Nel dopoguerra D. si impegnò attivamente in ambito civile e sociale. Dopo aver dato un fondamentale impulso alla fondazione delle Acli vicentine – di cui assunse la presidenza dal 1958 al 1966 –, ricoprì l’incarico di consigliere provinciale per la Democrazia cristiana, quindi dal 1951 al 1963 venne designato nel ruolo di assessore provinciale alla pubblica istruzione e, successivamente, divenne sindaco di Recoaro Terme. Questo attivismo in ambito provinciale e regionale sfociò nella sua elezione al parlamento come deputato della Dc, carica che mantenne per tre legislature, dal 1963 al 1976, facendo anche parte del direttivo del gruppo parlamentare del partito.

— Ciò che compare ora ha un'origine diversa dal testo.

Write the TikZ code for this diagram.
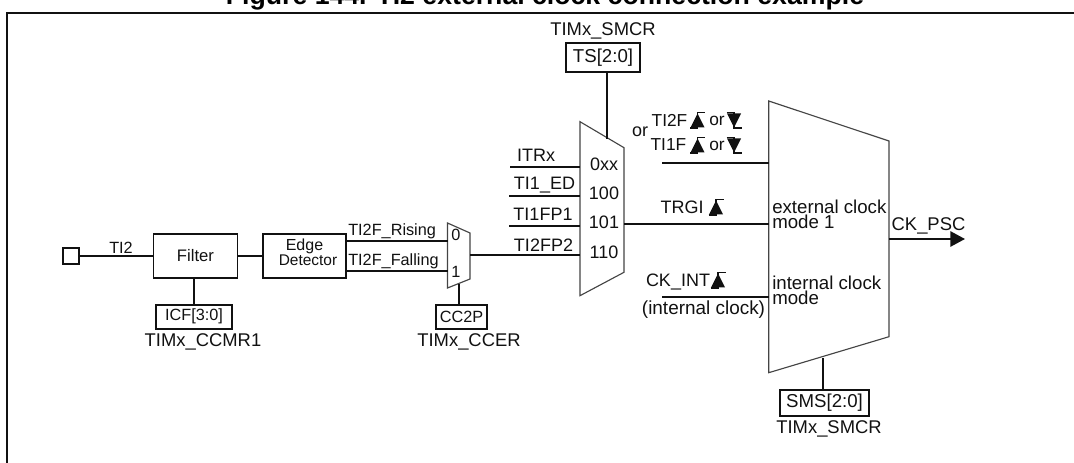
\documentclass[tikz,border=0pt]{standalone}
\usepackage{fontspec}
\setmainfont{Liberation Sans}
\usetikzlibrary{arrows.meta, calc}
\definecolor{clkInk}{HTML}{111111}
\definecolor{clkGray}{HTML}{444444}
\newcommand{\clkrise}[1]{%
  \fill[clkInk] ($#1+(-7,7.5)$) -- ($#1+(0,-6.5)$) -- ($#1+(7,7.5)$) -- cycle;
  \draw[clkInk, line width=1pt] ($#1+(-7.5,8)$) -- ($#1+(0,8)$) -- ($#1+(0,-7.5)$) -- ($#1+(7.5,-7.5)$);
}
\newcommand{\clkfall}[1]{%
  \fill[clkInk] ($#1+(-7,-6.5)$) -- ($#1+(0,7.5)$) -- ($#1+(7,-6.5)$) -- cycle;
  \draw[clkInk, line width=1pt] ($#1+(-7.5,-7.5)$) -- ($#1+(0,-7.5)$) -- ($#1+(0,8)$) -- ($#1+(7.5,8)$);
}
\tikzset{
  wire/.style={line width=1.4pt, clkInk},
  muxline/.style={line width=0.85pt, clkGray},
  block/.style={draw=clkInk, line width=1.4pt, inner sep=0pt, font=\fontsize{12.5}{12.5}\selectfont, text=clkInk, align=center},
  regbox/.style={block, font=\fontsize{14}{14}\selectfont},
  regsmall/.style={block, font=\fontsize{12.2}{12.2}\selectfont},
  sig/.style={inner sep=0pt, font=\fontsize{13.5}{13.5}\selectfont, text=clkInk},
  sigsmall/.style={sig, font=\fontsize{12.2}{12.2}\selectfont},
  modetext/.style={sig, anchor=west, align=left, font=\fontsize{14}{11}\selectfont},
  regname/.style={sig, font=\fontsize{13.8}{13.8}\selectfont}
}
\begin{document}
\begin{tikzpicture}[x=0.75pt, y=-0.75pt]
    \useasboundingbox (0,0) rectangle (1074,463);
    \node[anchor=base, inner sep=0pt, font=\fontsize{20}{20}\selectfont\bfseries] (title) at (545,4.5) {Figure 144. TI2 external clock connection example};
    \coordinate (frameA) at (7,463);
    \coordinate (frameB) at (7,13);
    \coordinate (frameC) at (1074,13);
    \draw[wire] (frameA) -- (frameB) -- (frameC);

    % input side
    \node[block, minimum width=12.5pt, minimum height=12.5pt] (pin) at (71,256) {};
    \node[block, minimum width=63pt, minimum height=33pt] (filter) at (195.5,256) {Filter};
    \node[block, minimum width=62.5pt, minimum height=33pt] (edgedet) at (304.5,256) {};
    \node[sigsmall, font=\fontsize{12}{12}\selectfont] (edgetop) at (304.5,246) {Edge};
    \node[sigsmall, font=\fontsize{11.6}{11.6}\selectfont] (edgebot) at (308,260) {Detector};
    \draw[wire] (pin) -- (filter);
    \draw[wire] (filter) -- (edgedet);
    \node[sigsmall] (ti2) at (121,248) {TI2};

    \node[regsmall, minimum width=57pt, minimum height=18pt] (icf) at (194,316.7) {ICF[3:0]};
    \node[regname] (ccmr) at (203,342) {TIMx\_CCMR1};
    \draw[wire] (filter.south -| icf.north) -- (icf.north);

    % first selector
    \coordinate (selA) at (447.5,223);
    \coordinate (selB) at (470,233);
    \coordinate (selC) at (470,279);
    \coordinate (selD) at (447.5,288);
    \draw[muxline] (selA) -- (selB) -- (selC) -- (selD) -- cycle;
    \node[sigsmall] (selzero) at (456,235) {0};
    \node[sigsmall] (selone) at (456,272) {1};
    \coordinate (risein) at (447.5,240.7);
    \coordinate (fallin) at (447.5,270.7);
    \coordinate (riseout) at (346,240.7);
    \coordinate (fallout) at (346,270.7);
    \draw[wire] (riseout) -- (risein);
    \draw[wire] (fallout) -- (fallin);
    \node[sigsmall, anchor=base west] (riselab) at (348,236) {TI2F\_Rising};
    \node[sigsmall, anchor=base west] (falllab) at (348,266) {TI2F\_Falling};
    \node[regsmall, minimum width=38pt, minimum height=18pt] (ccp) at (461.5,316.7) {CC2P};
    \node[regname] (ccer) at (469,342) {TIMx\_CCER};
    \coordinate (selctl) at (458.6,284);
    \draw[wire] (selctl) -- (selctl |- ccp.north);

    % trigger selector
    \coordinate (trgA) at (580,121.7);
    \coordinate (trgB) at (624,147.7);
    \coordinate (trgC) at (624,272.3);
    \coordinate (trgD) at (580,295.7);
    \draw[muxline] (trgA) -- (trgB) -- (trgC) -- (trgD) -- cycle;
    \coordinate (trgin1) at (510,166.7);
    \coordinate (trgin2) at (509,196);
    \coordinate (trgin3) at (509,225.7);
    \draw[wire] (trgin1) -- (trgin1 -| trgA);
    \draw[wire] (trgin2) -- (trgin2 -| trgA);
    \draw[wire] (trgin3) -- (trgin3 -| trgA);
    \coordinate (selout) at (470,255);
    \draw[wire] (selout) -- (selout -| trgA);
    \node[sig] (itrx) at (536,155.7) {ITRx};
    \node[sig] (tied) at (544.5,185) {TI1\_ED};
    \node[sig] (tifp1) at (543,214) {TI1FP1};
    \node[sig] (tifp2) at (543.5,245.7) {TI2FP2};
    \node[sig] (code0) at (604,164) {0xx};
    \node[sig] (code1) at (604,193) {100};
    \node[sig] (code2) at (604,222.7) {101};
    \node[sig] (code3) at (604,252) {110};
    \node[regbox, minimum width=55.5pt, minimum height=22pt] (ts) at (603,57.7) {TS[2:0]};
    \node[regname] (tssmcr) at (603,31) {TIMx\_SMCR};
    \coordinate (tsend) at (606.7,139);
    \draw[wire] (tsend |- ts.south) -- (tsend);

    % slave mode block
    \coordinate (modeA) at (768.7,101);
    \coordinate (modeB) at (889,141);
    \coordinate (modeC) at (889,336.7);
    \coordinate (modeD) at (768.7,372.7);
    \draw[muxline] (modeA) -- (modeB) -- (modeC) -- (modeD) -- cycle;
    \coordinate (tifin) at (662,163);
    \coordinate (trgout) at (624,224);
    \coordinate (intin) at (662,296.7);
    \draw[wire] (tifin) -- (tifin -| modeA);
    \draw[wire] (trgout) -- (trgout -| modeA);
    \draw[wire] (intin) -- (intin -| modeA);

    \node[sig] (orleft) at (640,132) {or};
    \node[sig, font=\fontsize{13}{13}\selectfont] (tiftwo) at (669.5,120) {TI2F};
    \node[sig, font=\fontsize{13}{13}\selectfont] (tifone) at (668.4,145) {TI1F};
    \node[sig, font=\fontsize{13}{13}\selectfont] (ortop) at (717,121) {or};
    \node[sig, font=\fontsize{13}{13}\selectfont] (orbot) at (717,146) {or};
    \clkrise{(697.5,120)}
    \clkfall{(734,120)}
    \clkrise{(697.5,145)}
    \clkfall{(734,145)}
    \node[sig] (trgi) at (682,207) {TRGI};
    \clkrise{(716,207)}
    \node[sig] (ckint) at (678,282) {CK\_INT};
    \clkrise{(718,280)}
    \node[regname, font=\fontsize{14.2}{14.2}\selectfont] (intclk) at (703.5,310) {(internal clock)};

    \node[modetext] (extmode) at (772,214) {external clock\\mode 1};
    \node[modetext] (intmode) at (772,290.5) {internal clock\\mode};

    \coordinate (psc) at (965,239);
    \draw[wire, -{Triangle[length=11pt, width=11.5pt]}] (psc -| modeB) -- (psc);
    \node[regname] (ckpsc) at (928.5,226) {CK\_PSC};

    \node[regbox, minimum width=66.8pt, minimum height=19.5pt] (sms) at (824.5,403) {SMS[2:0]};
    \node[regname] (smcr) at (829,429) {TIMx\_SMCR};
    \coordinate (smsend) at (823,357.7);
    \draw[wire] (smsend) -- (smsend |- sms.north);
  \end{tikzpicture}
\end{document}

Dopo una lunga malattia, D. morì a Vicenza il 15 febbraio del 1992.

Fonti e bibliografia

  • Archivio storico della Biblioteca civica Bertoliana di Vicenza, Archivi politici vicentini, deposito Dall’Armellina.
  • Pierantonio Gios, Azione cattolica e Resistenza nel vicentino, Pliniana, Vicenza 2012, pp. 95-116.